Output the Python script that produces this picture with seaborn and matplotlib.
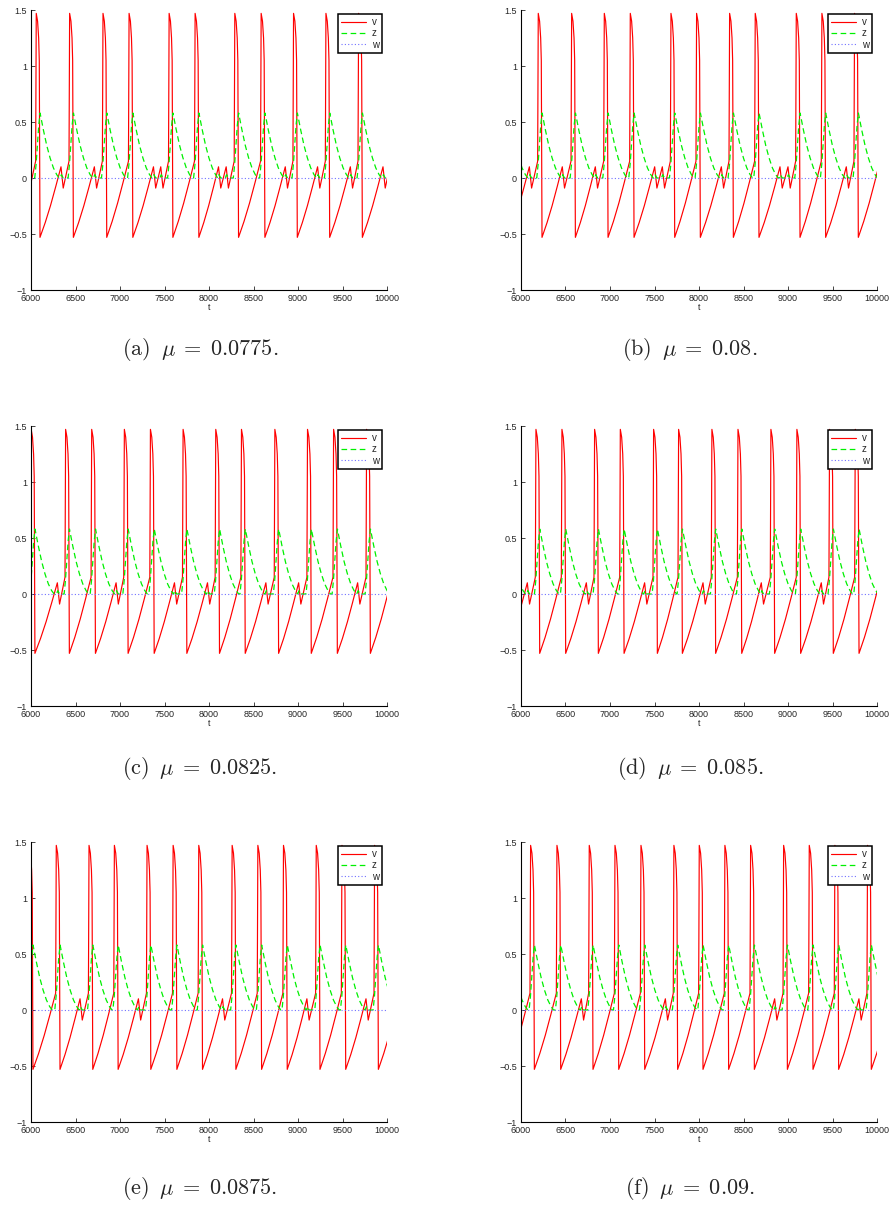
import pandas as pd
import seaborn as sns
from matplotlib import pyplot as plt
from matplotlib.lines import Line2D

# ---- values -------------------------------------------------------------
MU_VALUES = ["0.0775", "0.08", "0.0825", "0.085", "0.0875", "0.09"]
PANEL_TAGS = ["a", "b", "c", "d", "e", "f"]

# spike onset times of v (first / last ones lie just outside the window)
SPIKES_A = [5677, 6052, 6427, 6802, 7095, 7545, 7837, 8283, 8579, 8943, 9307, 9674, 10045]
SPIKES_B = [5812, 6187, 6562, 6929, 7221, 7678, 7966, 8337, 8625, 9086, 9374, 9741, 10034]
SPIKES_C = [5995, 6382, 6675, 7042, 7335, 7702, 8069, 8358, 8733, 9100, 9393, 9764, 10057]
SPIKES_D = [5786, 6161, 6453, 6820, 7109, 7483, 7764, 8138, 8431, 8801, 9093, 9460, 9749, 10042]
SPIKES_E = [5973, 6277, 6645, 6930, 7297, 7590, 7878, 8253, 8542, 8830, 9198, 9487, 9854, 10147]
SPIKES_F = [5811, 6101, 6397, 6760, 7049, 7341, 7711, 7996, 8284, 8573, 8944, 9232, 9520, 9887, 10180]

# peaks of the small sub-threshold oscillations of v
BUMPS_A = [5962, 6337, 6712, 7376, 7458, 8107, 8193, 8857, 9220, 9588, 9955]
BUMPS_B = [6094, 6464, 6835, 7502, 7588, 8251, 8910, 9000, 9655]
BUMPS_C = [6296, 6956, 7612, 7983, 8639, 9007, 9670]
BUMPS_D = [6071, 6734, 7389, 8045, 8700, 9374]
BUMPS_E = [6551, 7207, 8152, 9100, 9764]
BUMPS_F = [6678, 7622, 8850, 9797]

# shape of one spike of v (time after onset, value)
SPIKE_DT = [0, 7, 22, 34, 41, 49]
SPIKE_V = [0.15, 1.47, 1.40, 1.25, 1.05, -0.53]
# recovery ramp after the drop (fraction of time, fraction of rise)
RAMP_FT = [0.25, 0.50, 0.75]
RAMP_FV = [0.21, 0.45, 0.72]
# small oscillation: peak then dip
BUMP_DT = [0, 25]
BUMP_V = [0.10, -0.09]

# z: rise during the spike, then decay back to zero
Z_RISE_DT = [-10, 5, 20, 35, 50]
Z_RISE = [0.0, 0.12, 0.30, 0.47, 0.58]
Z_DECAY_DT = [37, 75, 112, 150, 187, 215]
Z_DECAY = [0.43, 0.29, 0.18, 0.09, 0.03, 0.0]
Z_BUMP_DT = [-10, 5, 25]
Z_BUMP = [0.0, 0.03, 0.0]

W_LEVEL = 0.0
T_RANGE = [6000, 10000]
X_TICKS = list(range(6000, 10001, 500))
Y_TICKS = [-1, -0.5, 0, 0.5, 1, 1.5]
Y_TICK_LABELS = ["\u22121", "\u22120.5", "0", "0.5", "1", "1.5"]

SPIKES = [SPIKES_A, SPIKES_B, SPIKES_C, SPIKES_D, SPIKES_E, SPIKES_F]
BUMPS = [BUMPS_A, BUMPS_B, BUMPS_C, BUMPS_D, BUMPS_E, BUMPS_F]


def build_v(spikes, bumps):
    t, v = [], []
    for i, s in enumerate(spikes):
        t += [s + d for d in SPIKE_DT]
        v += SPIKE_V
        if i + 1 == len(spikes):
            break
        nxt = spikes[i + 1]
        inner = [b for b in bumps if s < b < nxt]
        t0, v0 = t[-1], v[-1]
        if inner:
            t1, v1 = inner[0], BUMP_V[0]
        else:
            t1, v1 = nxt, SPIKE_V[0]
        for ft, fv in zip(RAMP_FT, RAMP_FV):
            t.append(t0 + ft * (t1 - t0))
            v.append(v0 + fv * (v1 - v0))
        for b in inner:
            t += [b + d for d in BUMP_DT]
            v += BUMP_V
    return t, v


def build_z(spikes, bumps):
    t, z = [], []
    for s in spikes:
        t += [s + d for d in Z_RISE_DT] + [s + 50 + d for d in Z_DECAY_DT]
        z += Z_RISE + Z_DECAY
    # small z wiggles at the sub-threshold bumps
    for b in bumps:
        t += [b + d for d in Z_BUMP_DT]
        z += Z_BUMP
    df = pd.DataFrame({"t": t, "z": z}).sort_values("t")
    return df["t"].tolist(), df["z"].tolist()


sns.set_theme(style="ticks", rc={
    "xtick.direction": "in", "ytick.direction": "in",
    "xtick.major.size": 3, "ytick.major.size": 3,
    "xtick.major.width": 0.6, "ytick.major.width": 0.6,
    "axes.linewidth": 0.8, "axes.edgecolor": "black",
    "xtick.labelsize": 6.5, "ytick.labelsize": 6.5,
    "xtick.major.pad": 3, "ytick.major.pad": 3,
    "mathtext.fontset": "cm",
})
plt.rcParams["font.family"] = ["Liberation Sans", "DejaVu Sans"]

W, H = 891, 1205
fig = plt.figure(figsize=(W / 100, H / 100), dpi=100)

lefts = [31, 521]
tops = [10, 426, 842]
caption_y = [349, 768, 1188]
caption_x = [200, 690]

for k in range(6):
    row, col = divmod(k, 2)
    ax = fig.add_axes([lefts[col] / W, 1 - (tops[row] + 280) / H, 356 / W, 280 / H])

    tv, vv = build_v(SPIKES[k], BUMPS[k])
    tz, zz = build_z(SPIKES[k], BUMPS[k])

    sns.lineplot(x=tv, y=vv, ax=ax, color="#ff0000", linewidth=0.85,
                 estimator=None, sort=False, errorbar=None)
    sns.lineplot(x=tz, y=zz, ax=ax, color="#00f000", linewidth=0.9,
                 linestyle=(0, (4.5, 2.8)), estimator=None, sort=False, errorbar=None)
    sns.lineplot(x=T_RANGE, y=[W_LEVEL, W_LEVEL], ax=ax, color="#7070ff",
                 linewidth=0.8, linestyle=(0, (1, 2)), estimator=None, sort=False,
                 errorbar=None)

    ax.set_xlim(*T_RANGE)
    ax.set_ylim(-1, 1.5)
    ax.set_xticks(X_TICKS)
    ax.set_yticks(Y_TICKS)
    ax.set_yticklabels(Y_TICK_LABELS)
    ax.set_xlabel("t", fontsize=6.5, labelpad=0)
    ax.set_ylabel("")
    sns.despine(ax=ax)

    handles = [
        Line2D([], [], color="#ff0000", linewidth=0.85),
        Line2D([], [], color="#00f000", linewidth=0.9, linestyle=(0, (4.5, 2.8))),
        Line2D([], [], color="#7070ff", linewidth=0.8, linestyle=(0, (1, 2))),
    ]
    leg = ax.legend(handles, ["v", "z", "w"], loc="upper right",
                    bbox_to_anchor=(1 - 5 / 356, 1 - 4 / 280), borderaxespad=0,
                    fontsize=7, handlelength=2.6, handletextpad=0.6,
                    borderpad=0.3, labelspacing=0.15, fancybox=False,
                    framealpha=1, edgecolor="black")
    leg.get_frame().set_linewidth(1.1)

    fig.text(caption_x[col] / W, 1 - caption_y[row] / H,
             "(%s) $\\,\\mu\\;=\\;%s$." % (PANEL_TAGS[k], MU_VALUES[k]),
             ha="center", va="center", fontsize=16, family="cmr10")

fig.savefig("out.png", dpi=100)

▬▬▬▬▬▬

Work to complete:
Extract all lines containing the word "seaborn".

Answer to this exercise:
Output the Python script that produces this picture with seaborn and matplotlib.
import seaborn as sns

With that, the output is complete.